- AIM OF THE TASK
Quote the listing below in full and exactly as written, but omit every picture.

- DATA SECTION
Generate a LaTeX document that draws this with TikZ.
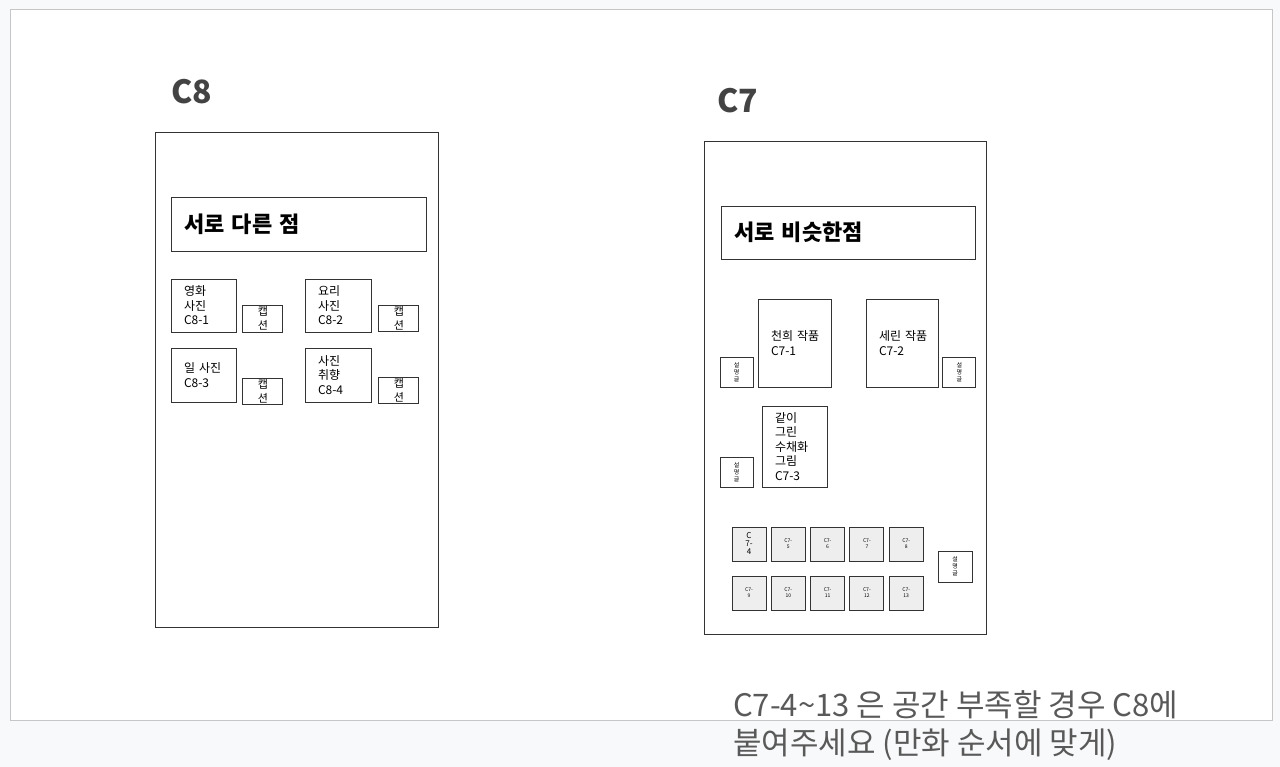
\documentclass[tikz,border=0pt]{standalone}
\usepackage{fontspec}
\setmainfont{Noto Sans CJK KR}
\usetikzlibrary{positioning}
\definecolor{pagebg}{HTML}{F8F9FA}
\definecolor{slideline}{HTML}{C6C6C6}
\definecolor{ink}{HTML}{333333}
\definecolor{headgray}{HTML}{434343}
\definecolor{notegray}{HTML}{595959}
\definecolor{tilegray}{HTML}{EEEEEE}
\begin{document}
\begin{tikzpicture}[x=1pt,y=-1pt,
    box/.style={draw=ink, fill=white, line width=0.9pt, inner sep=0pt},
    photo/.style={box, align=left, inner xsep=13pt, font=\fontsize{12}{14.5}\selectfont},
    banner/.style={box, align=left, inner xsep=13pt, font=\fontsize{22}{26}\selectfont\bfseries},
    caption/.style={box, align=center, minimum width=40, minimum height=27, font=\fontsize{11}{14}\selectfont},
    memo/.style={box, align=center, minimum width=33, minimum height=30, font=\fontsize{6}{7}\selectfont},
    tile/.style={box, fill=tilegray, align=center, minimum size=34, font=\fontsize{5}{6}\selectfont},
    heading/.style={anchor=west, inner sep=0pt, text=headgray, font=\fontsize{32}{36}\selectfont\bfseries}]
    % page and slide
    \fill[pagebg] (0,0) rectangle (1280,767);
    \useasboundingbox (0,0) rectangle (1280,767);
    \draw[slideline, fill=white, line width=1pt] (10,10) rectangle (1272,720);

    % C8
    \node (c8head) [heading] at (171,92) {C8};
    \node (c8panel) [box, minimum width=283, minimum height=495] at (296.5,379.5) {};
    \node (c8title) [banner, text width=229pt, minimum height=54] at (298.5,224) {서로 다른 점};
    \node (movie) [photo, text width=39pt, minimum height=53] at (203.5,305.5) {영화\\사진\\C8-1};
    \node (cook) [photo, text width=40pt, minimum height=53] at (338,305.5) {요리\\사진\\C8-2};
    \node (work) [photo, text width=39pt, minimum height=54] at (203.5,375) {일~사진\\C8-3};
    \node (taste) [photo, text width=40pt, minimum height=54] at (338,375) {사진\\취향\\C8-4};
    \node (cap1) [caption, anchor=south west] at ([xshift=6] movie.south east) {캡\\션};
    \node (cap2) [caption, minimum height=26, anchor=south west] at ([xshift=7,yshift=1] cook.south east) {캡\\션};
    \node (cap3) [caption, minimum height=26, anchor=south west] at ([xshift=6,yshift=-2] work.south east) {캡\\션};
    \node (cap4) [caption, minimum height=26, anchor=south west] at ([xshift=7,yshift=-1] taste.south east) {캡\\션};

    % C7
    \node (c7head) [heading] at (717,101) {C7};
    \node (c7panel) [box, minimum width=282, minimum height=493] at (845,387.5) {};
    \node (c7title) [banner, text width=228pt, minimum height=53] at (848,232.5) {서로 비슷한점};
    \node (chunhee) [photo, text width=47pt, minimum height=88] at (794.5,343) {천희~작품\\C7-1};
    \node (serin) [photo, text width=46pt, minimum height=88] at (902,343) {세린~작품\\C7-2};
    \node (together) [photo, text width=39pt, minimum height=81] at (794.5,446.5) {같이\\그린\\수채화\\그림\\C7-3};
    \node (memo1) [memo, anchor=south east] at ([xshift=-4] chunhee.south west) {설\\명\\글};
    \node (memo2) [memo, anchor=south west] at ([xshift=4] serin.south east) {설\\명\\글};
    \node (memo3) [memo, anchor=south east] at ([xshift=-8] together.south west) {설\\명\\글};

    % small panels C7-4 ... C7-13
    \node (tile4) [tile, font=\fontsize{8}{8}\selectfont] at (749,544) {C\\7-\\4};
    \foreach \n/\col/\row in {5/1/0,6/2/0,7/3/0,8/4/0,9/0/1,10/1/1,11/2/1,12/3/1,13/4/1}
        \node (tile\n) [tile] at (749+39.3*\col,544+49*\row) {C7-\\\n};
    \node (memo4) [memo, minimum width=34, minimum height=31] at (955,566.5) {설\\명\\글};

    % note
    \node (note) [anchor=west, inner sep=0pt, align=left, text=notegray,
        font=\fontsize{31}{38}\selectfont] at (733,726)
        {C7-4\textasciitilde13 은 공간 부족할 경우 C8에\\붙여주세요 (만화 순서에 맞게)};
\end{tikzpicture}
\end{document}
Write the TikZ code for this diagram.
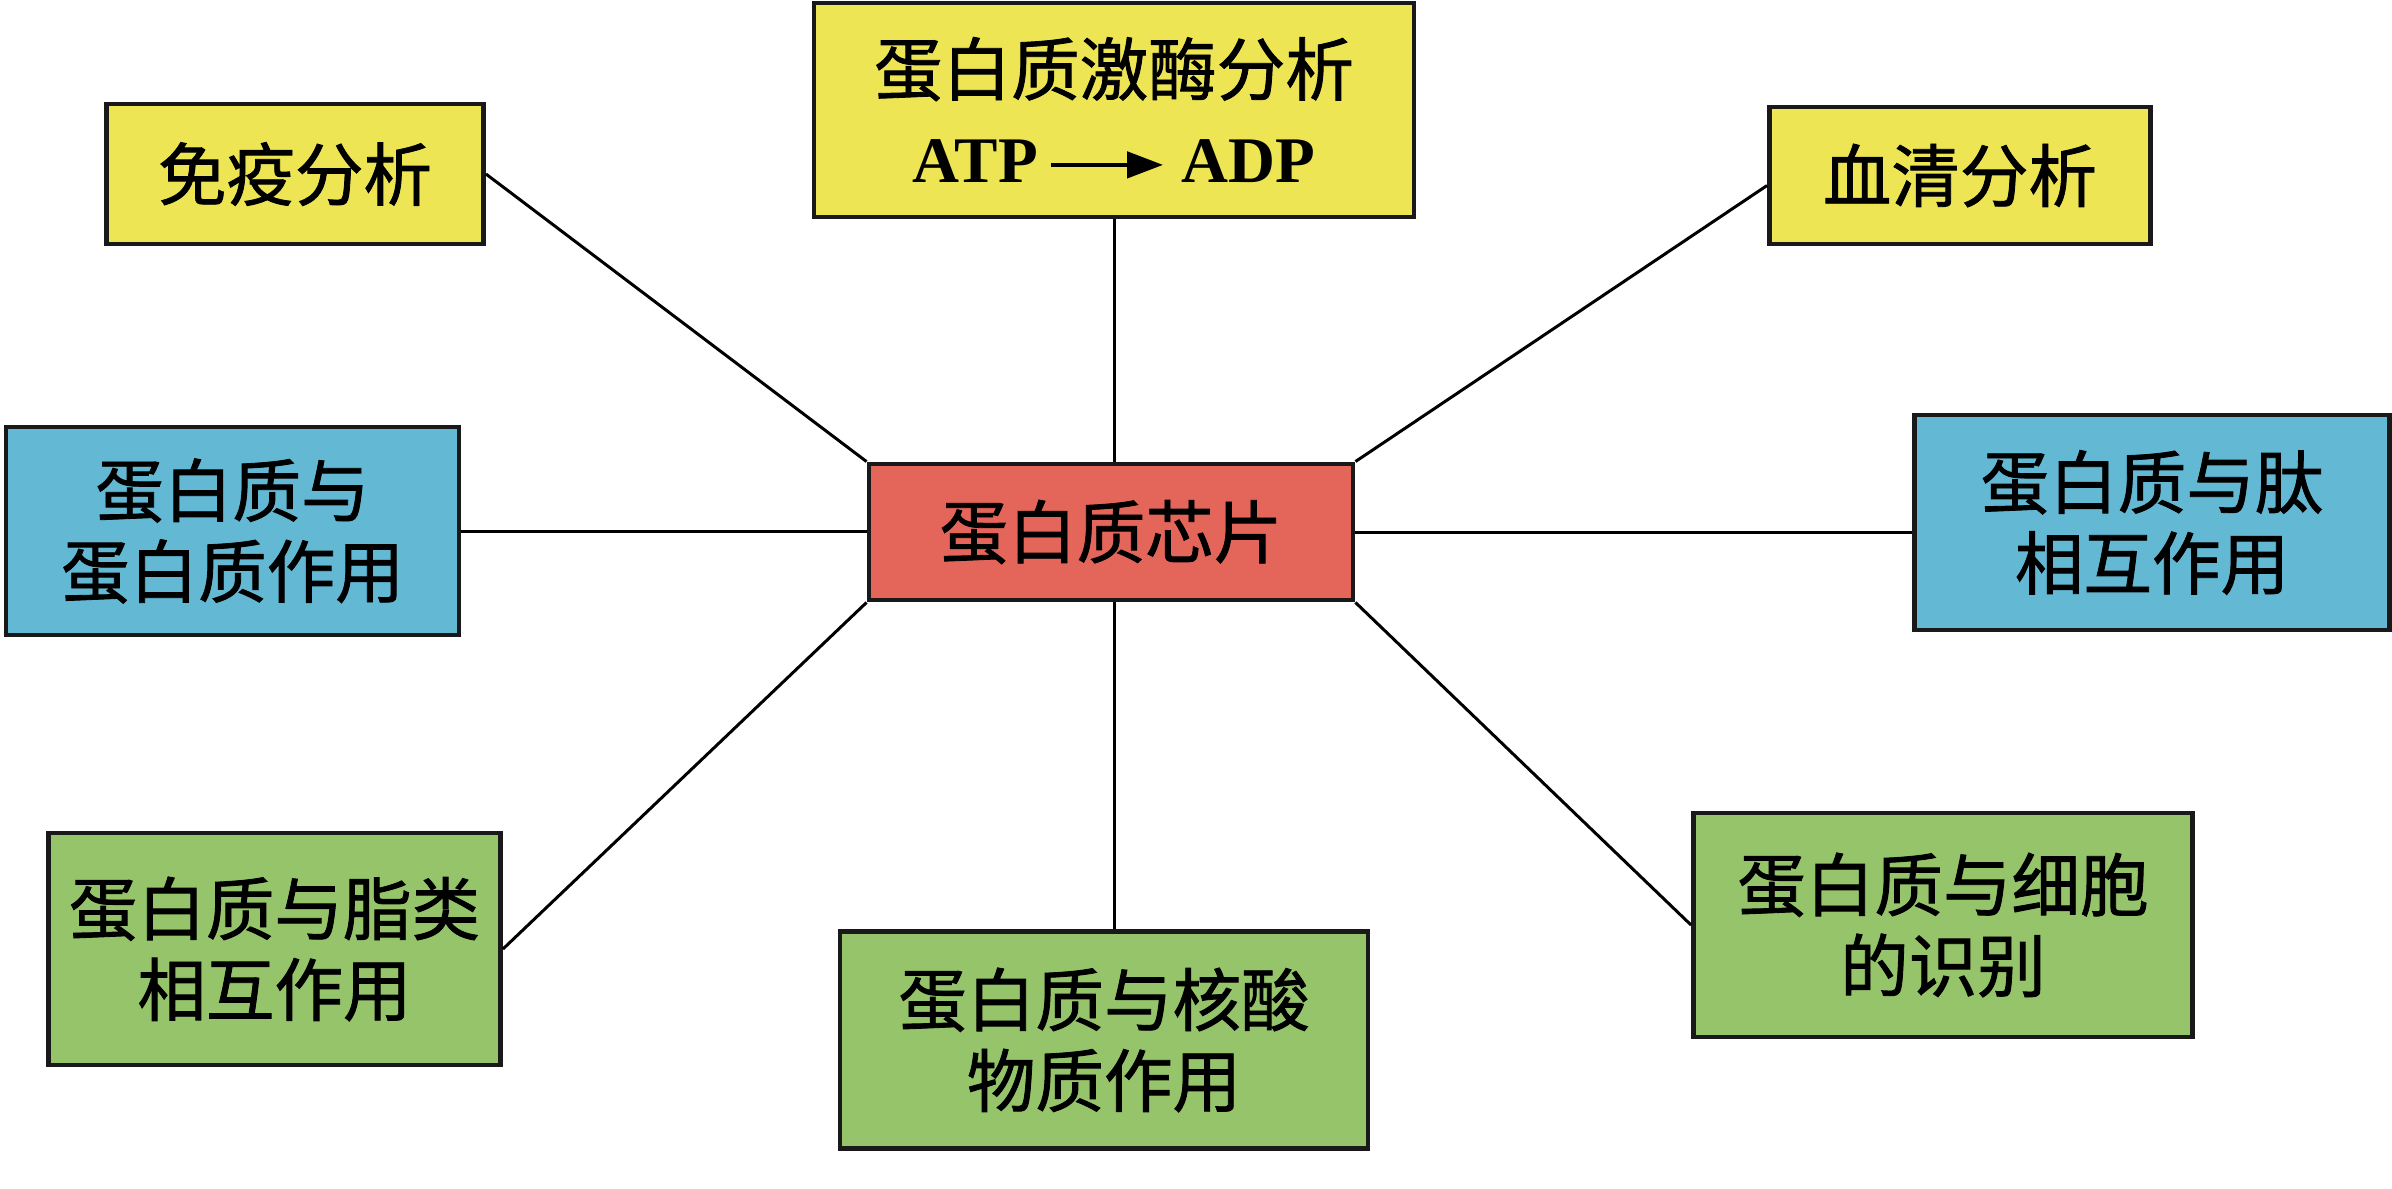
\documentclass[tikz,border=0pt]{standalone}
\usepackage{fontspec}
\newfontfamily\cjk{Noto Sans CJK SC}[FakeBold=1.2]
\newfontfamily\latinb{Liberation Serif Bold}
\usetikzlibrary{arrows.meta}
\definecolor{ybox}{HTML}{EDE553}
\definecolor{bbox}{HTML}{63B8D4}
\definecolor{gbox}{HTML}{95C46B}
\definecolor{rbox}{HTML}{E4665A}
\tikzset{
  card/.style={draw=black!90, line width=1.4pt, inner sep=0pt, align=center,
    font=\cjk\fontsize{19.5}{23}\selectfont},
  ycard/.style={card, fill=ybox},
  bcard/.style={card, fill=bbox},
  gcard/.style={card, fill=gbox},
  rcard/.style={card, fill=rbox},
  link/.style={line width=0.85pt, black}
}
\begin{document}
\begin{tikzpicture}
\useasboundingbox (0,0) rectangle (23.92,-11.88);
\node[rcard, minimum width=4.84cm, minimum height=1.36cm] (chip) at (11.11,-5.32) {蛋白质芯片};
\node[ycard, minimum width=6.00cm, minimum height=2.14cm] (kin) at (11.14,-1.10)
  {蛋白质激酶分析\\[2pt]{\latinb\fontsize{18.5}{22}\selectfont ATP\,\tikz[baseline=-0.6ex]\draw[line width=1.3pt,-{Triangle[length=3.6mm,width=2.6mm]}] (0,0)--(1.12,0);\ ADP}};
\node[ycard, minimum width=3.77cm, minimum height=1.40cm] (imm) at (2.95,-1.74) {免疫分析};
\node[ycard, minimum width=3.81cm, minimum height=1.37cm] (ser) at (19.60,-1.755) {血清分析};
\node[bcard, minimum width=4.53cm, minimum height=2.08cm] (pp) at (2.325,-5.31) {蛋白质与\\蛋白质作用};
\node[bcard, minimum width=4.75cm, minimum height=2.15cm] (pep) at (21.52,-5.225) {蛋白质与肽\\相互作用};
\node[gcard, minimum width=4.52cm, minimum height=2.32cm] (lip) at (2.745,-9.49) {蛋白质与脂类\\相互作用};
\node[gcard, minimum width=5.28cm, minimum height=2.17cm] (nuc) at (11.04,-10.40) {蛋白质与核酸\\物质作用};
\node[gcard, minimum width=4.99cm, minimum height=2.24cm] (cell) at (19.43,-9.25) {蛋白质与细胞\\的识别};
\draw[link] (kin.south) -- (kin.south |- chip.north);
\draw[link] (imm.east) -- (chip.north west);
\draw[link] ([yshift=-1mm]ser.west) -- (chip.north east);
\draw[link] (pp.east) -- (pp.east -| chip.west);
\draw[link] (chip.east) -- (chip.east -| pep.west);
\draw[link] (lip.east) -- (chip.south west);
\draw[link] (kin.south |- chip.south) -- (kin.south |- nuc.north);
\draw[link] (cell.west) -- (chip.south east);
\end{tikzpicture}
\end{document}
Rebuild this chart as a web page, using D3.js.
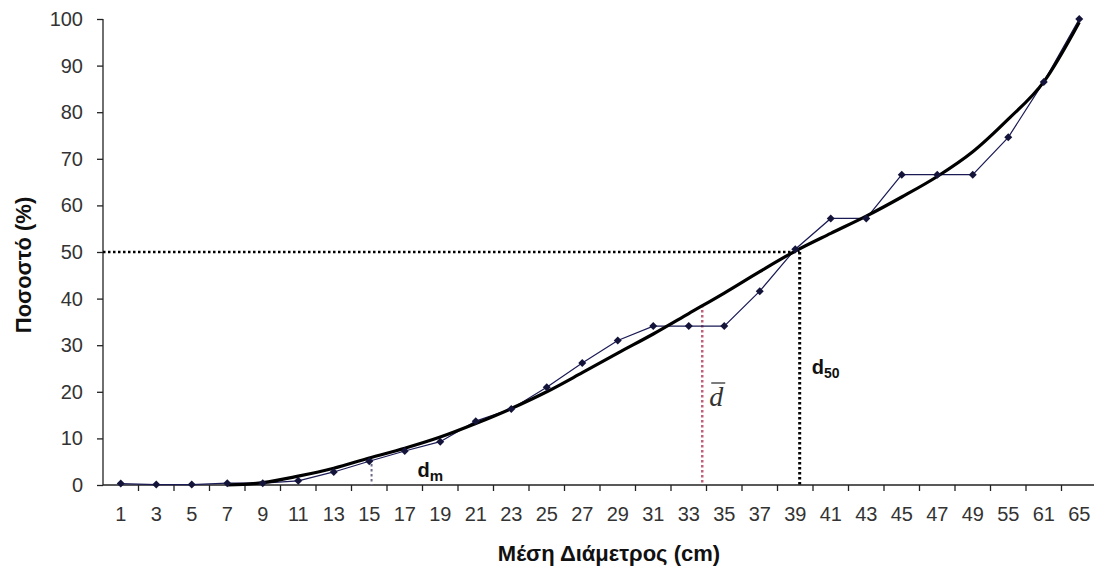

- EXPECTED ANSWER
Generate a LaTeX document that draws this with TikZ.
\documentclass[tikz,border=0pt]{standalone}
\usepackage{fontspec}
\setmainfont{Noto Sans CJK KR}
\usetikzlibrary{positioning}
\definecolor{pagebg}{HTML}{F8F9FA}
\definecolor{slideline}{HTML}{C6C6C6}
\definecolor{ink}{HTML}{333333}
\definecolor{headgray}{HTML}{434343}
\definecolor{notegray}{HTML}{595959}
\definecolor{tilegray}{HTML}{EEEEEE}
\begin{document}
\begin{tikzpicture}[x=1pt,y=-1pt,
    box/.style={draw=ink, fill=white, line width=0.9pt, inner sep=0pt},
    photo/.style={box, align=left, inner xsep=13pt, font=\fontsize{12}{14.5}\selectfont},
    banner/.style={box, align=left, inner xsep=13pt, font=\fontsize{22}{26}\selectfont\bfseries},
    caption/.style={box, align=center, minimum width=40, minimum height=27, font=\fontsize{11}{14}\selectfont},
    memo/.style={box, align=center, minimum width=33, minimum height=30, font=\fontsize{6}{7}\selectfont},
    tile/.style={box, fill=tilegray, align=center, minimum size=34, font=\fontsize{5}{6}\selectfont},
    heading/.style={anchor=west, inner sep=0pt, text=headgray, font=\fontsize{32}{36}\selectfont\bfseries}]
    % page and slide
    \fill[pagebg] (0,0) rectangle (1280,767);
    \useasboundingbox (0,0) rectangle (1280,767);
    \draw[slideline, fill=white, line width=1pt] (10,10) rectangle (1272,720);

    % C8
    \node (c8head) [heading] at (171,92) {C8};
    \node (c8panel) [box, minimum width=283, minimum height=495] at (296.5,379.5) {};
    \node (c8title) [banner, text width=229pt, minimum height=54] at (298.5,224) {서로 다른 점};
    \node (movie) [photo, text width=39pt, minimum height=53] at (203.5,305.5) {영화\\사진\\C8-1};
    \node (cook) [photo, text width=40pt, minimum height=53] at (338,305.5) {요리\\사진\\C8-2};
    \node (work) [photo, text width=39pt, minimum height=54] at (203.5,375) {일~사진\\C8-3};
    \node (taste) [photo, text width=40pt, minimum height=54] at (338,375) {사진\\취향\\C8-4};
    \node (cap1) [caption, anchor=south west] at ([xshift=6] movie.south east) {캡\\션};
    \node (cap2) [caption, minimum height=26, anchor=south west] at ([xshift=7,yshift=1] cook.south east) {캡\\션};
    \node (cap3) [caption, minimum height=26, anchor=south west] at ([xshift=6,yshift=-2] work.south east) {캡\\션};
    \node (cap4) [caption, minimum height=26, anchor=south west] at ([xshift=7,yshift=-1] taste.south east) {캡\\션};

    % C7
    \node (c7head) [heading] at (717,101) {C7};
    \node (c7panel) [box, minimum width=282, minimum height=493] at (845,387.5) {};
    \node (c7title) [banner, text width=228pt, minimum height=53] at (848,232.5) {서로 비슷한점};
    \node (chunhee) [photo, text width=47pt, minimum height=88] at (794.5,343) {천희~작품\\C7-1};
    \node (serin) [photo, text width=46pt, minimum height=88] at (902,343) {세린~작품\\C7-2};
    \node (together) [photo, text width=39pt, minimum height=81] at (794.5,446.5) {같이\\그린\\수채화\\그림\\C7-3};
    \node (memo1) [memo, anchor=south east] at ([xshift=-4] chunhee.south west) {설\\명\\글};
    \node (memo2) [memo, anchor=south west] at ([xshift=4] serin.south east) {설\\명\\글};
    \node (memo3) [memo, anchor=south east] at ([xshift=-8] together.south west) {설\\명\\글};

    % small panels C7-4 ... C7-13
    \node (tile4) [tile, font=\fontsize{8}{8}\selectfont] at (749,544) {C\\7-\\4};
    \foreach \n/\col/\row in {5/1/0,6/2/0,7/3/0,8/4/0,9/0/1,10/1/1,11/2/1,12/3/1,13/4/1}
        \node (tile\n) [tile] at (749+39.3*\col,544+49*\row) {C7-\\\n};
    \node (memo4) [memo, minimum width=34, minimum height=31] at (955,566.5) {설\\명\\글};

    % note
    \node (note) [anchor=west, inner sep=0pt, align=left, text=notegray,
        font=\fontsize{31}{38}\selectfont] at (733,726)
        {C7-4\textasciitilde13 은 공간 부족할 경우 C8에\\붙여주세요 (만화 순서에 맞게)};
\end{tikzpicture}
\end{document}
Write the TikZ code for this diagram.
\documentclass[tikz,border=0pt]{standalone}
\usepackage{fontspec}
\newfontfamily\cjk{Noto Sans CJK SC}[FakeBold=1.2]
\newfontfamily\latinb{Liberation Serif Bold}
\usetikzlibrary{arrows.meta}
\definecolor{ybox}{HTML}{EDE553}
\definecolor{bbox}{HTML}{63B8D4}
\definecolor{gbox}{HTML}{95C46B}
\definecolor{rbox}{HTML}{E4665A}
\tikzset{
  card/.style={draw=black!90, line width=1.4pt, inner sep=0pt, align=center,
    font=\cjk\fontsize{19.5}{23}\selectfont},
  ycard/.style={card, fill=ybox},
  bcard/.style={card, fill=bbox},
  gcard/.style={card, fill=gbox},
  rcard/.style={card, fill=rbox},
  link/.style={line width=0.85pt, black}
}
\begin{document}
\begin{tikzpicture}
\useasboundingbox (0,0) rectangle (23.92,-11.88);
\node[rcard, minimum width=4.84cm, minimum height=1.36cm] (chip) at (11.11,-5.32) {蛋白质芯片};
\node[ycard, minimum width=6.00cm, minimum height=2.14cm] (kin) at (11.14,-1.10)
  {蛋白质激酶分析\\[2pt]{\latinb\fontsize{18.5}{22}\selectfont ATP\,\tikz[baseline=-0.6ex]\draw[line width=1.3pt,-{Triangle[length=3.6mm,width=2.6mm]}] (0,0)--(1.12,0);\ ADP}};
\node[ycard, minimum width=3.77cm, minimum height=1.40cm] (imm) at (2.95,-1.74) {免疫分析};
\node[ycard, minimum width=3.81cm, minimum height=1.37cm] (ser) at (19.60,-1.755) {血清分析};
\node[bcard, minimum width=4.53cm, minimum height=2.08cm] (pp) at (2.325,-5.31) {蛋白质与\\蛋白质作用};
\node[bcard, minimum width=4.75cm, minimum height=2.15cm] (pep) at (21.52,-5.225) {蛋白质与肽\\相互作用};
\node[gcard, minimum width=4.52cm, minimum height=2.32cm] (lip) at (2.745,-9.49) {蛋白质与脂类\\相互作用};
\node[gcard, minimum width=5.28cm, minimum height=2.17cm] (nuc) at (11.04,-10.40) {蛋白质与核酸\\物质作用};
\node[gcard, minimum width=4.99cm, minimum height=2.24cm] (cell) at (19.43,-9.25) {蛋白质与细胞\\的识别};
\draw[link] (kin.south) -- (kin.south |- chip.north);
\draw[link] (imm.east) -- (chip.north west);
\draw[link] ([yshift=-1mm]ser.west) -- (chip.north east);
\draw[link] (pp.east) -- (pp.east -| chip.west);
\draw[link] (chip.east) -- (chip.east -| pep.west);
\draw[link] (lip.east) -- (chip.south west);
\draw[link] (kin.south |- chip.south) -- (kin.south |- nuc.north);
\draw[link] (cell.west) -- (chip.south east);
\end{tikzpicture}
\end{document}
Rebuild this chart as a web page, using D3.js.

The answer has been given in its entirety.